### Your goal
Reproduce exactly, and nothing else, the lines from the one that contains "Recreate this image" through the one that contains "const boldSamples = [13, 14];". Leave the pictures out.

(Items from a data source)
┄┄┄┄┄┄┄┄┄┄┄┄┄┄┄┄┄┄┄┄
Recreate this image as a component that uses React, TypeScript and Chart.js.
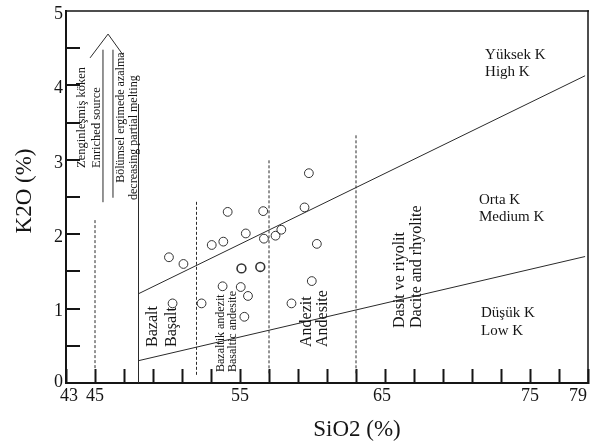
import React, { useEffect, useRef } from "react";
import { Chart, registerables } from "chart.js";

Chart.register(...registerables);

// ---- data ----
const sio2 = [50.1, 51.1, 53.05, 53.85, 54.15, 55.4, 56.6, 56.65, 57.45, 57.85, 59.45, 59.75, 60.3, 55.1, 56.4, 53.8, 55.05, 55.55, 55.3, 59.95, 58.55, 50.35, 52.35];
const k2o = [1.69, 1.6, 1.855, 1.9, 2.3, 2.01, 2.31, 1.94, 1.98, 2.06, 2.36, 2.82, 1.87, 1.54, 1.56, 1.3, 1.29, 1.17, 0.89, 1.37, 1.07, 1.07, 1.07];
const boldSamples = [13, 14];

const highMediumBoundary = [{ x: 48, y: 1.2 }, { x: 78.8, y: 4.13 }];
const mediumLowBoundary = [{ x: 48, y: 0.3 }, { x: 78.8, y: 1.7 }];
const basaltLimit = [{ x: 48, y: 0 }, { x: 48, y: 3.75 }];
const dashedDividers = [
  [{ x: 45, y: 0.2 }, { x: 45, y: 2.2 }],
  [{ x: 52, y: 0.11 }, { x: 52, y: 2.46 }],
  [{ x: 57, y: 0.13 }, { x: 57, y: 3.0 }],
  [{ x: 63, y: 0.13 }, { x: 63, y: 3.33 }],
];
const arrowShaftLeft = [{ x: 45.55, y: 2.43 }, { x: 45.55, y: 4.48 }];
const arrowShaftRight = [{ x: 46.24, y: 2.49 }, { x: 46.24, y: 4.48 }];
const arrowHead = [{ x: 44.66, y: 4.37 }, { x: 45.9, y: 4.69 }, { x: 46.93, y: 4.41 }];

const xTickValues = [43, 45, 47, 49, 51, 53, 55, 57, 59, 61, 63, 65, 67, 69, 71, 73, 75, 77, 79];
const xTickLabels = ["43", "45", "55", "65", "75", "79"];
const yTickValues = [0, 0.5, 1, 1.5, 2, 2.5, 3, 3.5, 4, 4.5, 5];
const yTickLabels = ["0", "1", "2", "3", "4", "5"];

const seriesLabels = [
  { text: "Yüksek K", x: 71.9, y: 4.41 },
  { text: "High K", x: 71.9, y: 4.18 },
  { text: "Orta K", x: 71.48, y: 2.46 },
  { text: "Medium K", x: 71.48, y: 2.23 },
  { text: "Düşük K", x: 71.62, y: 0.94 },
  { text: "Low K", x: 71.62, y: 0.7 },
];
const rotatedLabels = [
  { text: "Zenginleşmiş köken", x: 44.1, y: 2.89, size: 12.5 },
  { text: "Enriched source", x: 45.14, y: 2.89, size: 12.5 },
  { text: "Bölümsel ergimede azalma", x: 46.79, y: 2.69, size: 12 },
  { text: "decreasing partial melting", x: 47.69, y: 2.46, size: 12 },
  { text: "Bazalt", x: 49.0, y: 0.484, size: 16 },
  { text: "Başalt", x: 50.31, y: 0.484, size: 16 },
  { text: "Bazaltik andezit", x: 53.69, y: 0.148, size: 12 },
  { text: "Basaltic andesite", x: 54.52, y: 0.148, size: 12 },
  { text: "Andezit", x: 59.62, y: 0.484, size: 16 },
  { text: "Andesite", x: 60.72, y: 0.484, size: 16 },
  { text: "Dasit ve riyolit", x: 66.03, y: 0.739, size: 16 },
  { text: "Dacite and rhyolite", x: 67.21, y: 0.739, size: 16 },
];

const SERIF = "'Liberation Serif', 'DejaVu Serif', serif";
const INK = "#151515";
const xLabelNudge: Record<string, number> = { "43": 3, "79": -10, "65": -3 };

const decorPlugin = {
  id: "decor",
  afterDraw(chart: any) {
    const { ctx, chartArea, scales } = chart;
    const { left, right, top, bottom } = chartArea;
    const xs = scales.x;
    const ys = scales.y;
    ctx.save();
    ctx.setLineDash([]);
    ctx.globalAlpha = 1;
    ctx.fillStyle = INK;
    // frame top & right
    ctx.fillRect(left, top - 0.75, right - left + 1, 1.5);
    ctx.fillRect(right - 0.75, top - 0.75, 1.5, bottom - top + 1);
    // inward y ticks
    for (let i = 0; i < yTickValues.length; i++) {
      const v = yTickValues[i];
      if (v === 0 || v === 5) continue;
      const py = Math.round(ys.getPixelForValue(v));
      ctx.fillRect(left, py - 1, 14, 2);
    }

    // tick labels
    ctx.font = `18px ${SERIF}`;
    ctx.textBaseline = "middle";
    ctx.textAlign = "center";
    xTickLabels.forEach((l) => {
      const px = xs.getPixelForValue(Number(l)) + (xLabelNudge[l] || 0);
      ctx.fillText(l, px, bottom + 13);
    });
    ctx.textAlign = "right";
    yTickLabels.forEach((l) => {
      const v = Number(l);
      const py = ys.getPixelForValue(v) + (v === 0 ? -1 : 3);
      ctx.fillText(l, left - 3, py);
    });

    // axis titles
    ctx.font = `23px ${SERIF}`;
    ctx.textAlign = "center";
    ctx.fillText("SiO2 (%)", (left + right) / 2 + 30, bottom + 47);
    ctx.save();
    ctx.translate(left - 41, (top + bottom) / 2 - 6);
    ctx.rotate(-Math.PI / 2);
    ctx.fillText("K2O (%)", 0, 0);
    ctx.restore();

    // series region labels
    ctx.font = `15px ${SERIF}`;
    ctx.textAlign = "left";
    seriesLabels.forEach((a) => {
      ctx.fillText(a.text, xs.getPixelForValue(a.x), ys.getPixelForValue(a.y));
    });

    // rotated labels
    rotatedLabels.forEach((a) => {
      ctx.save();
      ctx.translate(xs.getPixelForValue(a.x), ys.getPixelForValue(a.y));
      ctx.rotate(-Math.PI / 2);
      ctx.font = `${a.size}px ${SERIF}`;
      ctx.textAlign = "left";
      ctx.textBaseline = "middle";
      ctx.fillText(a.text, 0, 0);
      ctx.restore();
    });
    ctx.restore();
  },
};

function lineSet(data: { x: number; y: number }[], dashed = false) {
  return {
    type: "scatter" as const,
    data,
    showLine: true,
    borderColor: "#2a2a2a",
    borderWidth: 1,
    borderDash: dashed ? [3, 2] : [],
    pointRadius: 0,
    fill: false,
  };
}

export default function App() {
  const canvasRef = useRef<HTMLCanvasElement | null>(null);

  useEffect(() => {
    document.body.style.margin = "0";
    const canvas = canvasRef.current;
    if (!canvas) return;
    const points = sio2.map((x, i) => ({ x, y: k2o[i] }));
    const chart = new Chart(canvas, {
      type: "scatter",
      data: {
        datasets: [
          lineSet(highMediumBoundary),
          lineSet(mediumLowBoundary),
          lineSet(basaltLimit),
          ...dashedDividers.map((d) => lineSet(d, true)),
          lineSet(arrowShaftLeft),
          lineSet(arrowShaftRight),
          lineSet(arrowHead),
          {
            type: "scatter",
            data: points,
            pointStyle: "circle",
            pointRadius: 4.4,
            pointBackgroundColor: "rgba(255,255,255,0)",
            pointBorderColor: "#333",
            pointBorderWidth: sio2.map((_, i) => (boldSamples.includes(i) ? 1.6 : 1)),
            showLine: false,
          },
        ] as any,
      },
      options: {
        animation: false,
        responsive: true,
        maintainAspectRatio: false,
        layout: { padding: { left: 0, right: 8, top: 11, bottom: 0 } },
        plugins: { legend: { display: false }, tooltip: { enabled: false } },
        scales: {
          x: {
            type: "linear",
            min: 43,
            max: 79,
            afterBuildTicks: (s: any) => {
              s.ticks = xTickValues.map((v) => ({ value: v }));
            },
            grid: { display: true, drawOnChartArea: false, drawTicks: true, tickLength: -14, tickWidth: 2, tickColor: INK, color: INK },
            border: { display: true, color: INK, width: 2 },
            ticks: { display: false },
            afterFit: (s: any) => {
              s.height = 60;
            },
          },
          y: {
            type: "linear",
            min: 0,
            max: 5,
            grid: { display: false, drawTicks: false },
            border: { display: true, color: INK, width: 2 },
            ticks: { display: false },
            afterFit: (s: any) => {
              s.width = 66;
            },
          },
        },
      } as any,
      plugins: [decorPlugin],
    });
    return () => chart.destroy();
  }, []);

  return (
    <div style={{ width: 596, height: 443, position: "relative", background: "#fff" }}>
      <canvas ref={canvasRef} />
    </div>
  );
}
┄┄┄┄┄┄┄┄┄┄┄┄┄┄┄┄┄┄┄┄
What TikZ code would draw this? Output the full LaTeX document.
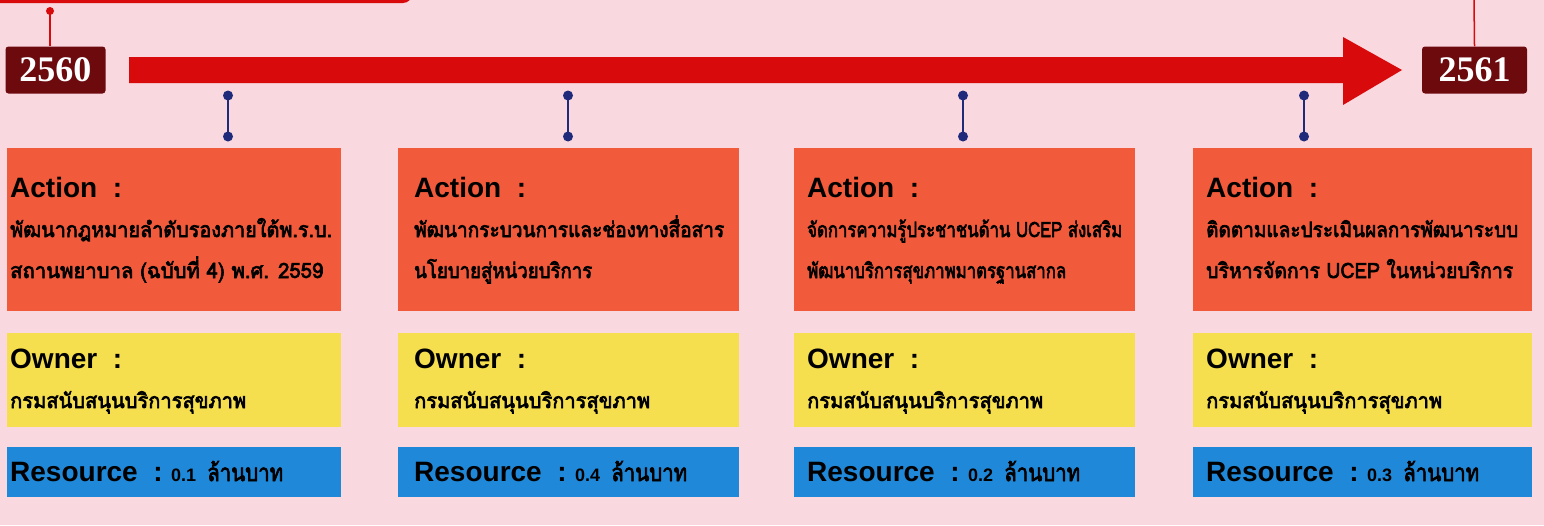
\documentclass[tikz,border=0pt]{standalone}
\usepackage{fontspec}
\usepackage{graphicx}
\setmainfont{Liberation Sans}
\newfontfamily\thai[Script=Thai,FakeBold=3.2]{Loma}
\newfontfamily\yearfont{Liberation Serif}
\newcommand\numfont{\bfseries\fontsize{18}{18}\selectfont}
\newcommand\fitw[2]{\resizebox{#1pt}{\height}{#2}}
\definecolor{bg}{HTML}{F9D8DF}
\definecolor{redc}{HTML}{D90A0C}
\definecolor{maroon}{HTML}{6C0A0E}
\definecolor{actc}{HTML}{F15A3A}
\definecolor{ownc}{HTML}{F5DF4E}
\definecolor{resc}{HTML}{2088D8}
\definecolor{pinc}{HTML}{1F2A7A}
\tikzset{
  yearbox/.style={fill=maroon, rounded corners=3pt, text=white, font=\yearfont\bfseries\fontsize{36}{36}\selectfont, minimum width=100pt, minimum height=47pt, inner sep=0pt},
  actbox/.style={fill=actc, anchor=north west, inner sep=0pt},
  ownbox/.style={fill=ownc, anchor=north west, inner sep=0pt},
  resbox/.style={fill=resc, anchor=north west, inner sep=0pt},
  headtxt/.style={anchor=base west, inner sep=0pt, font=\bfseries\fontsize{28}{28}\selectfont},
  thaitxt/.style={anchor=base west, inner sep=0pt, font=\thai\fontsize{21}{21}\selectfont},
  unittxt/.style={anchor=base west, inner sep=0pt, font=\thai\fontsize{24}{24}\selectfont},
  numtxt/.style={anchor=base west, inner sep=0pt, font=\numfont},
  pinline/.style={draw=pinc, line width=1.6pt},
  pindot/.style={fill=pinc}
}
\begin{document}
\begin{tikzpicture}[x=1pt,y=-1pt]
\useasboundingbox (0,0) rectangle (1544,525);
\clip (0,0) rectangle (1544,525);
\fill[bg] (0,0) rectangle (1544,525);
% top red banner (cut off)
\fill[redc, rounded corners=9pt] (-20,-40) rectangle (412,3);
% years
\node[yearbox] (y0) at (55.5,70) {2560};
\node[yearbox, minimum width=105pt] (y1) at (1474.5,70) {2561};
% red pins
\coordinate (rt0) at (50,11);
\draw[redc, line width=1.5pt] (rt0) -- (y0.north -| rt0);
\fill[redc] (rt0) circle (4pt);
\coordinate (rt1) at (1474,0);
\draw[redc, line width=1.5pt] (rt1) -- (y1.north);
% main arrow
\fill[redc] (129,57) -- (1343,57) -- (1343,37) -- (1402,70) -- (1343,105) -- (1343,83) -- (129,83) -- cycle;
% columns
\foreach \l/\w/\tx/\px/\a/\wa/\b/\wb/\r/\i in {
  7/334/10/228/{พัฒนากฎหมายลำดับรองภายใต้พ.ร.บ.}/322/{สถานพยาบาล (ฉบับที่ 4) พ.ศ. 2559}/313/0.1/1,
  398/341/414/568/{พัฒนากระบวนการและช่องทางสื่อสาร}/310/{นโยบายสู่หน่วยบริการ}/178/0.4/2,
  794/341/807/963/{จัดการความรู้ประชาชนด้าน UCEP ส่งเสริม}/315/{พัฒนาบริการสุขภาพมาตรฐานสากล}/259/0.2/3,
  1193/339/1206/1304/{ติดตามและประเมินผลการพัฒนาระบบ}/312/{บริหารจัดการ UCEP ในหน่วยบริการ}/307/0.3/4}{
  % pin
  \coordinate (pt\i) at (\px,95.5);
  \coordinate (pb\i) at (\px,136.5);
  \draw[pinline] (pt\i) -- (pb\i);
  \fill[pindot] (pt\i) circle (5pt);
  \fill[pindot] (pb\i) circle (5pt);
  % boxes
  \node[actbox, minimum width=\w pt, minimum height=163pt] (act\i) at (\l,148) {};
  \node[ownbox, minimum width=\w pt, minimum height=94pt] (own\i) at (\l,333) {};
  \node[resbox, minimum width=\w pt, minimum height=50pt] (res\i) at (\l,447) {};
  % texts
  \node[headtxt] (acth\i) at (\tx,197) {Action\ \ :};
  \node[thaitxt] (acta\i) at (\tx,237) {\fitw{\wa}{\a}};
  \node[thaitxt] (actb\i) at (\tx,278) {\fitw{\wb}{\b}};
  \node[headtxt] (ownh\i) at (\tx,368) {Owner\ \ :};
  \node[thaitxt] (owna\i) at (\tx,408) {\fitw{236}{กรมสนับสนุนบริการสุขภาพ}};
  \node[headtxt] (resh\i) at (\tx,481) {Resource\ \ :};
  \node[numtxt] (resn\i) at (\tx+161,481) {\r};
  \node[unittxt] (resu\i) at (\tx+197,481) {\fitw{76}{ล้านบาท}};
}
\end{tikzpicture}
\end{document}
┄┄┄┄┄┄┄┄┄┄┄┄┄┄┄┄┄┄┄┄
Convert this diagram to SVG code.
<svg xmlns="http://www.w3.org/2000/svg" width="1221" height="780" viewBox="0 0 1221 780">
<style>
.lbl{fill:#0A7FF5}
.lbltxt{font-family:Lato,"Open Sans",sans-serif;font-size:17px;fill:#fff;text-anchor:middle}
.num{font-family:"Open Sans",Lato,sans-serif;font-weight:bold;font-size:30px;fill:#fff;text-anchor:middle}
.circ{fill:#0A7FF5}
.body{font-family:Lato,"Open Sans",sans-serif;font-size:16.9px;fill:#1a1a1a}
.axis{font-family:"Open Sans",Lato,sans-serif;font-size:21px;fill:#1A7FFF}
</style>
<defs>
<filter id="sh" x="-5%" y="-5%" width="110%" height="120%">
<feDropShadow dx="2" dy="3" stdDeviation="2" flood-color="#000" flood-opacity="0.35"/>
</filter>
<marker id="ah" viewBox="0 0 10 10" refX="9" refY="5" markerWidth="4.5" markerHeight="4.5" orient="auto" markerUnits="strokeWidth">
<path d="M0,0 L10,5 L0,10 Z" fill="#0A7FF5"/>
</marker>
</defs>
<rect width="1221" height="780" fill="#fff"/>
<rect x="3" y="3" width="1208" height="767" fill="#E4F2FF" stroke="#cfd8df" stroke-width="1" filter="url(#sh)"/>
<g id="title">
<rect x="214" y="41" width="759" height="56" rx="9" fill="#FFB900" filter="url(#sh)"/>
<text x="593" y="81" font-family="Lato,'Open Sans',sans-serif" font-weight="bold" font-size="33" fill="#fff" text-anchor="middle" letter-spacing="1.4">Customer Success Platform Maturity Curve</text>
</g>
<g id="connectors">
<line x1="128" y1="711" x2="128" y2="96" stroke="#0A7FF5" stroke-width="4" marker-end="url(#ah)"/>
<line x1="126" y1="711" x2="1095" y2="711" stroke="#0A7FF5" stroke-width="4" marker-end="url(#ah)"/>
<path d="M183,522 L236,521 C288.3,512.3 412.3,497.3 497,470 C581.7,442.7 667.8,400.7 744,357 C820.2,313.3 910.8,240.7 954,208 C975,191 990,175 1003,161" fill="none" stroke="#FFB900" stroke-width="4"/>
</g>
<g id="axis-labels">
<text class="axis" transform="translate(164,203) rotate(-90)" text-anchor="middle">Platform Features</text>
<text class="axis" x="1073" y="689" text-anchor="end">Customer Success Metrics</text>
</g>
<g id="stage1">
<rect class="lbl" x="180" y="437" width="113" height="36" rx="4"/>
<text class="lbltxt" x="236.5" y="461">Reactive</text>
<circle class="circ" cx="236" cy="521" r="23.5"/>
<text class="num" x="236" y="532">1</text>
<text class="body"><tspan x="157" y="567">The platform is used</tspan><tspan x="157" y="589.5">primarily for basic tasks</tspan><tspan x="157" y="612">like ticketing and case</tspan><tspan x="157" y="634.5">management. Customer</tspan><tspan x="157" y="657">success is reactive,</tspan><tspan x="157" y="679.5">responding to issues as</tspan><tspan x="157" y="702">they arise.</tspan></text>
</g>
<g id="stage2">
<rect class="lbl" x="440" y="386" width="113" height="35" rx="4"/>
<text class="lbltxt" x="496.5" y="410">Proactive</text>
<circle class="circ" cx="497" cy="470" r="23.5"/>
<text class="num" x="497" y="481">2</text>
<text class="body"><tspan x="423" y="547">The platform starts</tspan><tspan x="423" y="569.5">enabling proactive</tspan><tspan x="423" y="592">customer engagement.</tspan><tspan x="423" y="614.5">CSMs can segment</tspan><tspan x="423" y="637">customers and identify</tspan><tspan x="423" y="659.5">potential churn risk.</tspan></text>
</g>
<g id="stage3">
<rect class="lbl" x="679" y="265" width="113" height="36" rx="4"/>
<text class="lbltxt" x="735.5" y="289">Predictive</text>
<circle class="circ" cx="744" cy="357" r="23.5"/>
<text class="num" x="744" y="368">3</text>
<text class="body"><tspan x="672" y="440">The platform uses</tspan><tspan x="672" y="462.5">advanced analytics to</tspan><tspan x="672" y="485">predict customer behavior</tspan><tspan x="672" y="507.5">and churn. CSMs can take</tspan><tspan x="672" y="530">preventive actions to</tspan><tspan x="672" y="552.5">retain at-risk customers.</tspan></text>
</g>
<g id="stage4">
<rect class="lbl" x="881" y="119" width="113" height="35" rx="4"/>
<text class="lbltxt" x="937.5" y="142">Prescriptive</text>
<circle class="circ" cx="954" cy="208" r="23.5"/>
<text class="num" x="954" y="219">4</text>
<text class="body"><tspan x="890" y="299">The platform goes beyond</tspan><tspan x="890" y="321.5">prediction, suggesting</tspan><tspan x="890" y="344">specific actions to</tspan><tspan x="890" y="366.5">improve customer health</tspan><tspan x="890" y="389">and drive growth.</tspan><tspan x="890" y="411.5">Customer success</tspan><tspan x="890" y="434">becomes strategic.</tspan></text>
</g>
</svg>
┄┄┄┄┄┄┄┄┄┄┄┄┄┄┄┄┄┄┄┄
### Finished task
Recreate this image as a component that uses React, TypeScript and Chart.js.
import React, { useEffect, useRef } from "react";
import { Chart, registerables } from "chart.js";

Chart.register(...registerables);

// ---- data ----
const sio2 = [50.1, 51.1, 53.05, 53.85, 54.15, 55.4, 56.6, 56.65, 57.45, 57.85, 59.45, 59.75, 60.3, 55.1, 56.4, 53.8, 55.05, 55.55, 55.3, 59.95, 58.55, 50.35, 52.35];
const k2o = [1.69, 1.6, 1.855, 1.9, 2.3, 2.01, 2.31, 1.94, 1.98, 2.06, 2.36, 2.82, 1.87, 1.54, 1.56, 1.3, 1.29, 1.17, 0.89, 1.37, 1.07, 1.07, 1.07];
const boldSamples = [13, 14];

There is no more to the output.